4.1 Bestemmingsomschrijving
De op de verbeelding voor 'Tuin - 1' aangewezen gronden zijn bestemd voor het gebruik ten dienste van de aangrenzende en bijbehorende hoofdgebouwen voor:
-
a. tuinen en erven;
-
b. opstelplaats voor auto's, mits de inrit voldoende lang is om de auto op eigen erf te kunnen parkeren;
-
c. paden;
met de daarbij behorende:
-
d. uitbouwen;
-
e. bouwwerken, geen gebouwen zijnde.
4.2 Bouwregels
4.2.1 Algemeen
Bouwen is uitsluitend toegestaan ten dienste van de in lid 4.1 omschreven doeleinden.
4.2.2 Uitbouwen
Voor het bouwen van uitbouwen gelden naast het bepaalde in lid 4.2.1 de volgende regels:
-
a.

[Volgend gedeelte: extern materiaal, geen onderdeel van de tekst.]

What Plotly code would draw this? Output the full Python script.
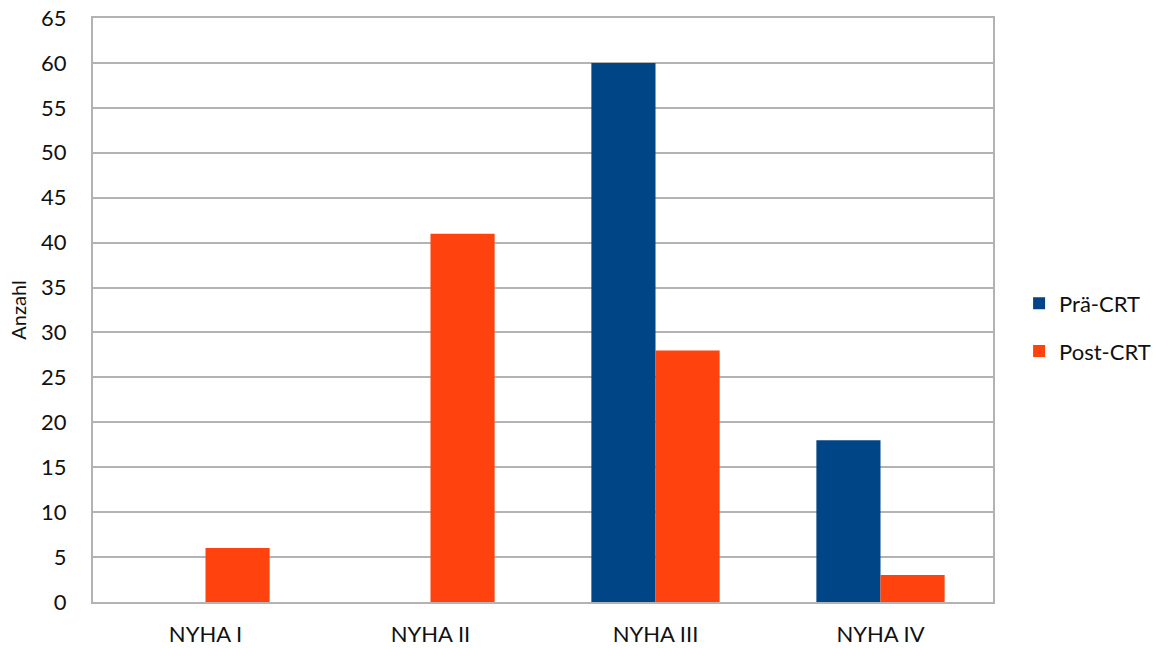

Uitbouwen zijn uitsluitend toegestaan aan de voorgevel van het hoofdgebouw;
-
b. de diepte van een uitbouw tot de gevel bedraagt ten hoogste 1 m;
-
c. de uitbouw wordt over ten hoogste 60% van de breedte van de naar de weg gekeerde gevel van het hoofdgebouw gebouwd;
-
d. de afstand tot de openbare gronden mag niet minder bedragen dan 1,5 m;
-
e. de goot- en bouwhoogte en dakhelling hebben de volgende maten:
Dak
|
Goothoogte (max. in meters)
|
Bouwhoogte (max. in meters)
|
Dakhelling (min. max. in graden)
|
Plat
|
3 dan wel de hoogte van de 1e bouwlaag van het hoofdgebouw plus 0,25 m
|
3 dan wel de hoogte van de 1e bouwlaag van het hoofdgebouw plus 0,25 m
|
0
|
Hellend
|
3 dan wel de hoogte van de 1e bouwlaag van het hoofdgebouw plus 0,25 m
|
4,5
|
15-45
|
-
f. plaatsing van de uitbouw mag niet ten koste gaan van een parkeerplaats op eigen erf.
4.2.3 Bouwwerken, geen gebouwen zijnde
Voor het bouwen van bouwwerken, geen gebouwen zijnde, gelden naast het bepaalde in lid 4.2.1 de volgende regels:
-
a. de diepte van een luifel tot de gevel mag niet meer bedragen dan 1,30 m;
-
b. de luifel wordt niet meegerekend in de bepaling van de 60% bebouwing van de breedte van de naar de weg gekeerde gevel van het hoofdgebouw, zoals bepaald in lid 4.2.2 sub c;
-
c. voor zover gelegen vóór de voorgevelrooilijn mag de hoogte van erf- en terreinafscheidingen niet meer dan 1 m bedragen;
-
d. voor zover gelegen achter de voorgevelrooilijn mag de hoogte van erf- en terreinafscheidingen niet meer dan 2 m bedragen;
-
e. de hoogte van overige bouwwerken, geen gebouwen zijnde, mag niet meer dan 1 m bedragen.